We propose that all issuers of multifamily mortgage-backed securities would make a small assessed contribution, which would be used to fund a new Market Access Fund as well as the existing Housing Trust Fund and Capital Magnet Fund. This new Market Access Fund would provide credit enhancement, risksharing, and other types of assistance on a competitively awarded basis to CMIs, private nonchartered mortgage securitizers, state housing finance agencies, and other mortgage financing parties who develop innovative products and delivery channels to address the financing needs of underserved households and communities, including for multifamily housing. We believe such a fund is necessary to foster innovation in the financing of housing for underserved segments of the apartment market, such as rental housing targeted for lower-income residents, special needs communities, smaller multifamily properties, and the elderly.
In the pages that follow, we will first provide some essential background about the state of the current multifamily housing rental marketplace. To frame our analysis, we will then detail the reasons why the following seven goals must be part of any comprehensive rental housing finance policy:
- Market stability
- Affordable rental housing
- Community stability
- Risk mitigation
- Countercyclical liquidity
We then articulate how CMIs would serve some or all of these goals.
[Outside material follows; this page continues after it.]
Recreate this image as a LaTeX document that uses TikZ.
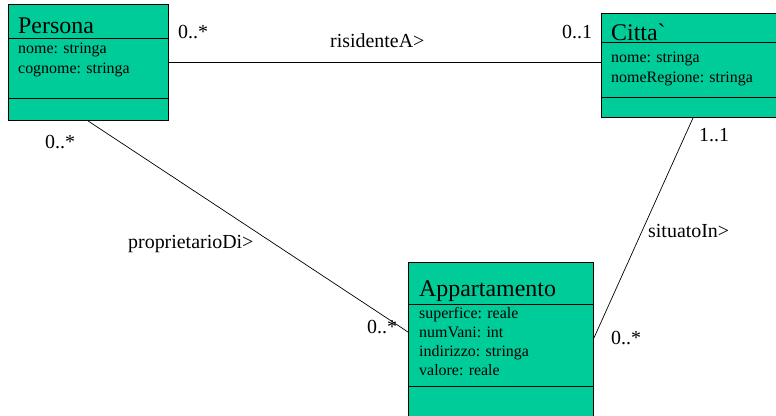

We identify certain subsets of rental housing that need special attention, in particular small multifamily properties—those 5-to-50 unit properties that cater heavily to workforce renters. e outline ways to begin to establish such a multifamily housing financing system going forward. In the end, we’re confident our proposal offers the most pragmatic, progressive way to reform our multifamily mortgage finance marketplace for the common good of all our citizens.